Beyond Distroless: Automating the Lifecycle of Hardened Base Images in High-Compliance Environments
Minimal and distroless images solved one problem in cloud security: they strip out shells, package managers, and extra libraries, which reduces attack surface and shrinks the number of packages an attacker can target. Docker’s hardened-image guidance is explicit that distroless-style images remove unnecessary components and debugging tools by default. That is a meaningful security win. But many teams are discovering that once they go distroless, they hit a new wall: supply chain churn. Every upstream base-image refresh, patch cycle, and dependency rebuild becomes something they now have to detect, rebuild, validate, and promote themselves.
The tradeoff is operational. Distroless images are intentionally sparse, which means standard debugging workflows get harder. Google’s distroless project notes that these images lack shell access, and Docker’s current hardened-image docs say shells and common CLI tools are excluded by default. Teams can work around that with debug variants or sidecar-style tooling, but the burden shifts from “install tools when needed” to “engineer a controlled debugging and rebuild process.” In high-compliance environments, that is not a small inconvenience. It means the platform team must own the lifecycle of hardened base images as a product, not as a one-time Dockerfile decision.
How to use distroless images with GitLab and JFrog
This is where GitLab CI and JFrog Artifactory make a strong pairing. GitLab supports scheduled pipelines, including policy-driven scheduled pipeline execution, which makes it a natural control plane for recurring image rebuilds and validation workflows. JFrog Artifactory, meanwhile, is not just a registry; it supports Docker and OCI repositories, build-info capture, and formal promotion of Docker images and builds from one repository to another. In practice, that lets teams define a hardened-image factory: rebuild on a schedule, scan and test automatically, then promote only approved images from a dev or staging repository into a trusted production repository.

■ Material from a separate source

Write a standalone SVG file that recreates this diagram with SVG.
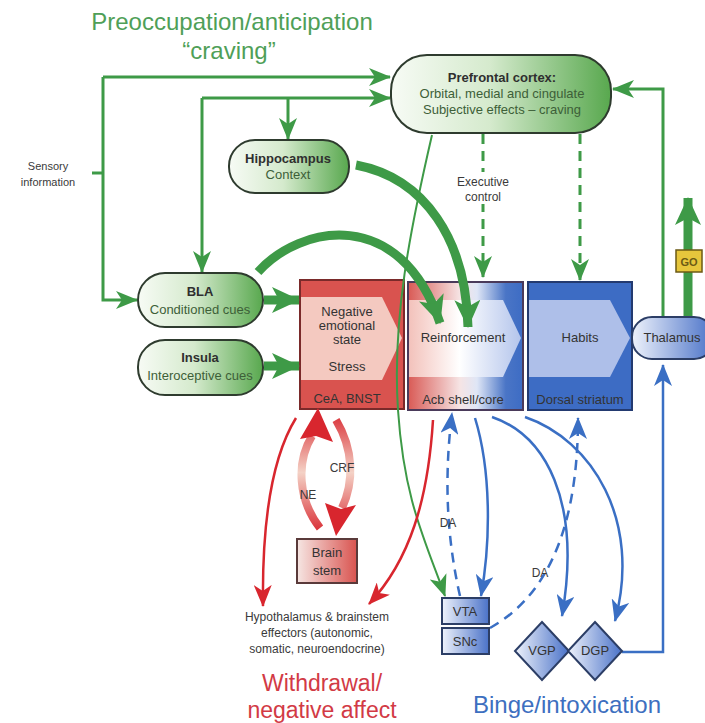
<svg xmlns="http://www.w3.org/2000/svg" width="705" height="723" viewBox="0 0 705 723">
  <defs>
    <style>
      text { font-family: "Liberation Sans", Arial, sans-serif; }
      .title { font-size: 23px; text-anchor: middle; }
      .nt { font-size: 13px; text-anchor: middle; fill: #333; }
      .ntb { font-size: 13px; text-anchor: middle; fill: #2f2f2f; font-weight: bold; }
      .ns { font-size: 13px; text-anchor: middle; fill: #3d5f38; }
      .sm { font-size: 12px; text-anchor: middle; fill: #3a3a3a; }
      .gnode { stroke: #2e3b2e; stroke-width: 2; fill: url(#gGrad); }
      .gline { fill: none; stroke: #3e9a47; stroke-width: 3; }
      .gthick { fill: none; stroke: #3e9a47; stroke-width: 9; }
      .rline { fill: none; stroke: #d8262e; stroke-width: 2.5; }
      .bline { fill: none; stroke: #3a6fc4; stroke-width: 2.5; }
      .dash { stroke-dasharray: 10 7; }
      .bnode { stroke: #2c3e66; stroke-width: 2; fill: url(#bGrad); }
      .flow { fill: none; stroke: url(#stressFlow); stroke-width: 8; }
    </style>
    <linearGradient id="gGrad" x1="0" y1="0" x2="1" y2="0">
      <stop offset="0" stop-color="#f7fbf5"/>
      <stop offset="0.45" stop-color="#d5eacd"/>
      <stop offset="1" stop-color="#58a84e"/>
    </linearGradient>
    <linearGradient id="bGrad" x1="0" y1="0" x2="1" y2="0">
      <stop offset="0" stop-color="#eef2fb"/>
      <stop offset="1" stop-color="#4a72c8"/>
    </linearGradient>
    <linearGradient id="rGrad" x1="0" y1="0" x2="1" y2="0">
      <stop offset="0" stop-color="#f6e6e3"/>
      <stop offset="1" stop-color="#d9534f"/>
    </linearGradient>
    <linearGradient id="acbOuter" x1="0" y1="0" x2="1" y2="0">
      <stop offset="0" stop-color="#d95a55"/>
      <stop offset="0.45" stop-color="#f6e4e4"/>
      <stop offset="0.6" stop-color="#dfe6f6"/>
      <stop offset="0.85" stop-color="#4a75c6"/>
      <stop offset="1" stop-color="#3d6cc4"/>
    </linearGradient>
    <linearGradient id="acbInner" x1="0" y1="0" x2="1" y2="0">
      <stop offset="0" stop-color="#f3c2bb"/>
      <stop offset="0.45" stop-color="#ffffff"/>
      <stop offset="1" stop-color="#b4c5ec"/>
    </linearGradient>
    <linearGradient id="stressFlow" gradientUnits="userSpaceOnUse" x1="0" y1="410" x2="0" y2="535">
      <stop offset="0" stop-color="#d8262e"/>
      <stop offset="0.5" stop-color="#f4d2c6"/>
      <stop offset="1" stop-color="#d8262e"/>
    </linearGradient>
    <marker id="gArrow" viewBox="0 0 22 18" refX="21" refY="9" markerWidth="22" markerHeight="18" orient="auto" markerUnits="userSpaceOnUse">
      <path d="M0,0 L22,9 L0,18 L6,9 z" fill="#3e9a47"/>
    </marker>
    <marker id="gBig" viewBox="0 0 28 26" refX="27" refY="13" markerWidth="28" markerHeight="26" orient="auto" markerUnits="userSpaceOnUse">
      <path d="M0,0 L28,13 L0,26 L7,13 z" fill="#3e9a47"/>
    </marker>
    <marker id="rArrow" viewBox="0 0 22 18" refX="21" refY="9" markerWidth="22" markerHeight="18" orient="auto" markerUnits="userSpaceOnUse">
      <path d="M0,0 L22,9 L0,18 L6,9 z" fill="#d8262e"/>
    </marker>
    <marker id="bArrow" viewBox="0 0 22 18" refX="21" refY="9" markerWidth="22" markerHeight="18" orient="auto" markerUnits="userSpaceOnUse">
      <path d="M0,0 L22,9 L0,18 L6,9 z" fill="#3a6fc4"/>
    </marker>
  </defs>

  <rect width="705" height="723" fill="#ffffff"/>

  <!-- stage titles -->
  <text class="title" x="232" y="30" fill="#4f9f58" style="font-size:24px">Preoccupation/anticipation</text>
  <text class="title" x="229" y="59" fill="#4f9f58" style="font-size:24px">“craving”</text>
  <text class="title" x="322" y="691" fill="#d23a45">Withdrawal/</text>
  <text class="title" x="322" y="718" fill="#d23a45">negative affect</text>
  <text class="title" x="567" y="713" fill="#3d6fc0" style="font-size:24px">Binge/intoxication</text>

  <!-- striatal / amygdala boxes -->
  <g id="cea-bnst">
    <rect x="300" y="280" width="104" height="129" fill="#d9534f" stroke="#7a2a2a" stroke-width="2"/>
    <polygon points="301,297 382,297 402,338 382,380 301,380" fill="#f4c9c0"/>
    <text class="nt" x="347" y="316" fill="#6b2c2c">Negative</text>
    <text class="nt" x="347" y="330" fill="#6b2c2c">emotional</text>
    <text class="nt" x="347" y="344" fill="#6b2c2c">state</text>
    <text class="nt" x="347" y="371" fill="#6b2c2c">Stress</text>
    <text class="nt" x="347" y="403" fill="#5a1f1f">CeA, BNST</text>
  </g>
  <g id="acb">
    <rect x="408" y="282" width="115" height="128" fill="url(#acbOuter)" stroke="#4a3a5a" stroke-width="2"/>
    <polygon points="409,300 503,300 521,338 503,377 409,377" fill="url(#acbInner)"/>
    <text class="nt" x="463" y="342" fill="#444">Reinforcement</text>
    <text class="nt" x="463" y="404" fill="#4a2a2a">Acb shell/core</text>
  </g>
  <g id="dorsal-striatum">
    <rect x="528" y="282" width="104" height="128" fill="#3d6cc4" stroke="#233a70" stroke-width="2"/>
    <polygon points="529,300 610,300 630,338 610,377 529,377" fill="#aebfe9"/>
    <text class="nt" x="580" y="342" fill="#2b3a66">Habits</text>
    <text class="nt" x="580" y="404" fill="#1f2f66">Dorsal striatum</text>
  </g>

  <!-- connectors -->
  <g id="connectors">
    <!-- sensory input and cortical loops -->
    <path class="gline" d="M92,173 H103"/>
    <path class="gline" d="M103,77 H390" marker-end="url(#gArrow)"/>
    <path class="gline" d="M103,77 V300 H137" marker-end="url(#gArrow)"/>
    <path class="gline" d="M202,98 H390" marker-end="url(#gArrow)"/>
    <path class="gline" d="M202,98 V272" marker-end="url(#gArrow)"/>
    <path class="gline" d="M288,98 V139" marker-end="url(#gArrow)"/>
    <path class="gline" d="M663,317 V89 H613" marker-end="url(#gArrow)"/>
    <path class="gthick" d="M688,317 V198" marker-end="url(#gBig)"/>
    <!-- executive control -->
    <path class="gline dash" d="M483,134 V277" marker-end="url(#gArrow)"/>
    <path class="gline dash" d="M580,134 V280" marker-end="url(#gArrow)"/>
    <!-- cue inputs to extended amygdala -->
    <path class="gthick" d="M264,300 H299" marker-end="url(#gBig)"/>
    <path class="gthick" d="M264,366 H299" marker-end="url(#gBig)"/>
    <!-- context and cue inputs to accumbens -->
    <path class="gthick" d="M258,272 C300,225 400,205 440,323" marker-end="url(#gBig)"/>
    <path class="gthick" d="M356,165 C425,178 466,240 468,327" marker-end="url(#gBig)"/>
    <!-- cortex to VTA -->
    <path fill="none" stroke="#3e9a47" stroke-width="2" d="M432,135 C410,230 392,320 398,410 S425,540 445,596" marker-end="url(#gArrow)"/>

    <!-- withdrawal outputs -->
    <path class="rline" d="M296,418 C270,460 262,530 263,606" marker-end="url(#rArrow)"/>
    <path class="rline" d="M433,420 C428,500 410,560 369,604" marker-end="url(#rArrow)"/>
    <!-- NE: brain stem up to extended amygdala -->
    <path class="flow" d="M320,528 C298,500 296,462 312,436"/>
    <polygon points="318,408 333,442 316,436 300,439" fill="#d8262e"/>
    <!-- CRF: extended amygdala down to brain stem -->
    <path class="flow" d="M336,420 C354,450 354,482 342,508"/>
    <polygon points="336,536 325,503 341,509 356,505" fill="#d8262e"/>

    <!-- basal ganglia loop -->
    <path class="bline dash" d="M460,596 C445,530 445,470 452,413" marker-end="url(#bArrow)"/>
    <path class="bline" d="M475,418 C491,470 491,540 481,596" marker-end="url(#bArrow)"/>
    <path class="bline" d="M492,417 C545,435 582,500 562,616" marker-end="url(#bArrow)"/>
    <path class="bline" d="M525,417 C592,440 642,520 615,621" marker-end="url(#bArrow)"/>
    <path class="bline dash" d="M490,628 C540,600 578,540 578,418" marker-end="url(#bArrow)"/>
    <path class="bline" d="M622,652 H663 V365" marker-end="url(#bArrow)"/>
  </g>

  <!-- connector labels -->
  <text class="sm" x="48" y="170" style="font-size:11px">Sensory</text>
  <text class="sm" x="48" y="186" style="font-size:11px">information</text>
  <rect x="456" y="172" width="54" height="32" fill="#ffffff"/>
  <text class="sm" x="483" y="186">Executive</text>
  <text class="sm" x="483" y="201">control</text>
  <text class="sm" x="342" y="472">CRF</text>
  <text class="sm" x="308" y="499">NE</text>
  <text class="sm" x="448" y="527">DA</text>
  <text class="sm" x="540" y="577">DA</text>

  <!-- cortical and limbic nodes -->
  <g id="prefrontal-cortex">
    <rect class="gnode" x="391" y="55" width="220" height="78" rx="36"/>
    <text class="ntb" x="502" y="82">Prefrontal cortex:</text>
    <text class="ns" x="502" y="98">Orbital, medial and cingulate</text>
    <text class="ns" x="502" y="114">Subjective effects – craving</text>
  </g>
  <g id="hippocampus">
    <rect class="gnode" x="229" y="140" width="120" height="53" rx="26"/>
    <text class="ntb" x="288" y="163">Hippocampus</text>
    <text class="ns" x="288" y="179">Context</text>
  </g>
  <g id="bla">
    <rect class="gnode" x="138" y="273" width="125" height="54" rx="27"/>
    <text class="ntb" x="200" y="296">BLA</text>
    <text class="ns" x="200" y="314">Conditioned cues</text>
  </g>
  <g id="insula">
    <rect class="gnode" x="138" y="340" width="125" height="55" rx="27"/>
    <text class="ntb" x="200" y="362">Insula</text>
    <text class="ns" x="200" y="380">Interoceptive cues</text>
  </g>
  <g id="thalamus">
    <rect x="632" y="317" width="82" height="42" rx="20" fill="url(#bGrad)" stroke="#2c3e66" stroke-width="2"/>
    <text class="nt" x="672" y="342" fill="#2b3a66">Thalamus</text>
  </g>
  <g id="go">
    <rect x="676" y="250" width="26" height="22" fill="#e6c63c" stroke="#6b5a14" stroke-width="1.5"/>
    <text x="689" y="266" font-size="11" text-anchor="middle" fill="#6b5a14" font-weight="bold">GO</text>
  </g>

  <!-- brainstem and midbrain nodes -->
  <g id="brain-stem">
    <rect x="297" y="539" width="60" height="44" fill="url(#rGrad)" stroke="#5a3a3a" stroke-width="2"/>
    <text class="nt" x="327" y="557" fill="#5a3a3a">Brain</text>
    <text class="nt" x="327" y="575" fill="#5a3a3a">stem</text>
  </g>
  <g id="hypothalamus">
    <text class="sm" x="317" y="621">Hypothalamus &amp; brainstem</text>
    <text class="sm" x="317" y="637">effectors (autonomic,</text>
    <text class="sm" x="317" y="653">somatic, neuroendocrine)</text>
  </g>
  <g id="vta">
    <rect class="bnode" x="442" y="598" width="47" height="26"/>
    <text class="nt" x="465" y="616" fill="#23345e">VTA</text>
  </g>
  <g id="snc">
    <rect class="bnode" x="442" y="628" width="47" height="26"/>
    <text class="nt" x="465" y="646" fill="#23345e">SNc</text>
  </g>
  <g id="vgp">
    <polygon class="bnode" points="542,622 569,651 542,680 515,651"/>
    <text class="nt" x="542" y="655" fill="#23345e">VGP</text>
  </g>
  <g id="dgp">
    <polygon class="bnode" points="595,622 622,651 595,680 568,651"/>
    <text class="nt" x="595" y="655" fill="#23345e">DGP</text>
  </g>
</svg>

A practical pattern looks like this. GitLab scheduled pipelines trigger nightly or weekly rebuilds of approved hardened base images. The pipeline pulls from vetted upstreams, rebuilds organization-specific base layers, runs validation and security checks, and publishes build metadata. Artifactory stores the resulting images in controlled Docker repositories and becomes the system of record for what developers are allowed to consume. After testing, teams use Artifactory’s promotion workflow to copy or move approved images into a release repository, or change build status for downstream consumption. That creates a clean separation between candidate, approved, and production base images, which is exactly what regulated teams need.
The real lesson is that “going distroless” is not the end state. It is the beginning of a more disciplined supply-chain operating model. In high-compliance environments, the winners will be the teams that automate the full lifecycle of hardened images: scheduled rebuilds in GitLab, controlled storage and promotion in Artifactory, and repeatable debugging paths that do not break the integrity of production images. Security is not just about making images smaller. It is about making image maintenance predictable.